● **Set task**
Any picture among the records should be left out, please; retype the rest exactly.

● **Supplied records**
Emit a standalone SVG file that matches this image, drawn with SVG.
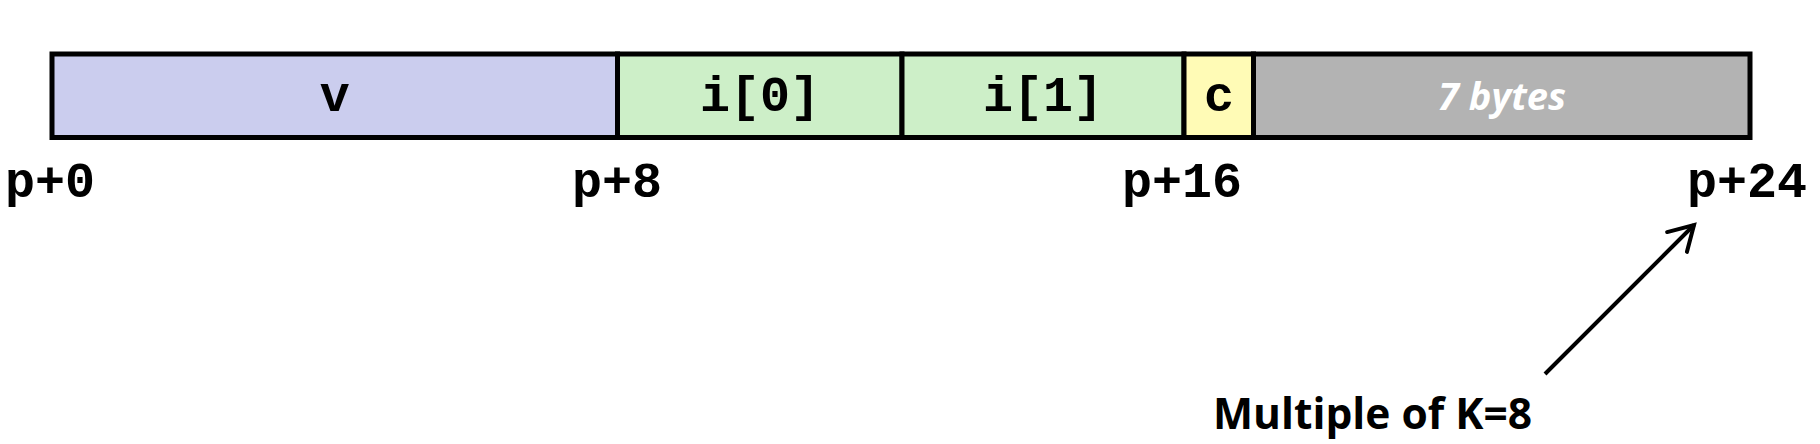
<svg xmlns="http://www.w3.org/2000/svg" width="1820" height="444" viewBox="0 0 1820 444">
<style>
.cell{stroke:#000;stroke-width:5}
.mono{font-family:"Liberation Mono","Courier New",monospace;font-weight:bold;font-size:50px;fill:#000;text-anchor:middle}
.pad{font-family:"Open Sans","Liberation Sans",sans-serif;font-style:italic;font-weight:bold;font-size:37px;fill:#fff;text-anchor:middle}
.note{font-family:"Open Sans","Liberation Sans",sans-serif;font-weight:bold;font-size:43px;fill:#000}
</style>
<defs>
<marker id="arr" markerWidth="12" markerHeight="12" refX="10" refY="6" orient="auto" markerUnits="userSpaceOnUse" viewBox="0 0 12 12" overflow="visible">
<path d="M-14,-8 L10,6 L-14,20" fill="none" stroke="#000" stroke-width="4" stroke-linecap="round" stroke-linejoin="miter"/>
</marker>
</defs>
<rect width="1820" height="444" fill="#fff"/>
<g id="v"><rect class="cell" x="52" y="54" width="565.5" height="83.5" fill="#cbcdee"/><text class="mono" x="334.7" y="111">v</text></g>
<g id="i0"><rect class="cell" x="617.5" y="54" width="284.5" height="83.5" fill="#cdefc8"/><text class="mono" x="760" y="111">i[0]</text></g>
<g id="i1"><rect class="cell" x="902" y="54" width="282" height="83.5" fill="#cdefc8"/><text class="mono" x="1043" y="111">i[1]</text></g>
<g id="c"><rect class="cell" x="1184" y="54" width="69.5" height="83.5" fill="#fffbb6"/><text class="mono" x="1219" y="111">c</text></g>
<g id="pad"><rect class="cell" x="1253.5" y="54" width="496.5" height="83.5" fill="#b3b3b3"/><text class="pad" x="1502" y="110" textLength="128" lengthAdjust="spacingAndGlyphs">7 bytes</text></g>
<g id="offsets">
<text class="mono" x="50" y="197">p+0</text>
<text class="mono" x="617" y="197">p+8</text>
<text class="mono" x="1182" y="197">p+16</text>
<text class="mono" x="1747" y="197">p+24</text>
</g>
<g id="note"><text class="note" x="1213" y="429" textLength="319" lengthAdjust="spacingAndGlyphs">Multiple of K=8</text></g>
<g id="connectors">
<line x1="1545" y1="374" x2="1694" y2="225" stroke="#000" stroke-width="4" marker-end="url(#arr)"/>
</g>
</svg>
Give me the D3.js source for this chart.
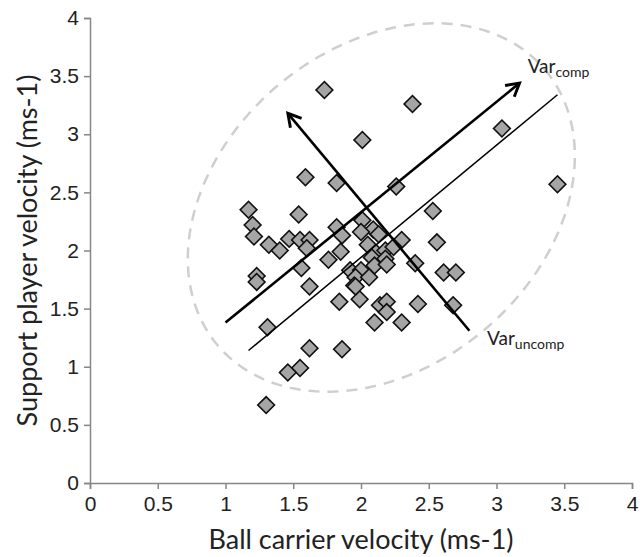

● **Solved problem**
Emit a standalone SVG file that matches this image, drawn with SVG.
<svg xmlns="http://www.w3.org/2000/svg" width="1820" height="444" viewBox="0 0 1820 444">
<style>
.cell{stroke:#000;stroke-width:5}
.mono{font-family:"Liberation Mono","Courier New",monospace;font-weight:bold;font-size:50px;fill:#000;text-anchor:middle}
.pad{font-family:"Open Sans","Liberation Sans",sans-serif;font-style:italic;font-weight:bold;font-size:37px;fill:#fff;text-anchor:middle}
.note{font-family:"Open Sans","Liberation Sans",sans-serif;font-weight:bold;font-size:43px;fill:#000}
</style>
<defs>
<marker id="arr" markerWidth="12" markerHeight="12" refX="10" refY="6" orient="auto" markerUnits="userSpaceOnUse" viewBox="0 0 12 12" overflow="visible">
<path d="M-14,-8 L10,6 L-14,20" fill="none" stroke="#000" stroke-width="4" stroke-linecap="round" stroke-linejoin="miter"/>
</marker>
</defs>
<rect width="1820" height="444" fill="#fff"/>
<g id="v"><rect class="cell" x="52" y="54" width="565.5" height="83.5" fill="#cbcdee"/><text class="mono" x="334.7" y="111">v</text></g>
<g id="i0"><rect class="cell" x="617.5" y="54" width="284.5" height="83.5" fill="#cdefc8"/><text class="mono" x="760" y="111">i[0]</text></g>
<g id="i1"><rect class="cell" x="902" y="54" width="282" height="83.5" fill="#cdefc8"/><text class="mono" x="1043" y="111">i[1]</text></g>
<g id="c"><rect class="cell" x="1184" y="54" width="69.5" height="83.5" fill="#fffbb6"/><text class="mono" x="1219" y="111">c</text></g>
<g id="pad"><rect class="cell" x="1253.5" y="54" width="496.5" height="83.5" fill="#b3b3b3"/><text class="pad" x="1502" y="110" textLength="128" lengthAdjust="spacingAndGlyphs">7 bytes</text></g>
<g id="offsets">
<text class="mono" x="50" y="197">p+0</text>
<text class="mono" x="617" y="197">p+8</text>
<text class="mono" x="1182" y="197">p+16</text>
<text class="mono" x="1747" y="197">p+24</text>
</g>
<g id="note"><text class="note" x="1213" y="429" textLength="319" lengthAdjust="spacingAndGlyphs">Multiple of K=8</text></g>
<g id="connectors">
<line x1="1545" y1="374" x2="1694" y2="225" stroke="#000" stroke-width="4" marker-end="url(#arr)"/>
</g>
</svg>
Give me the D3.js source for this chart.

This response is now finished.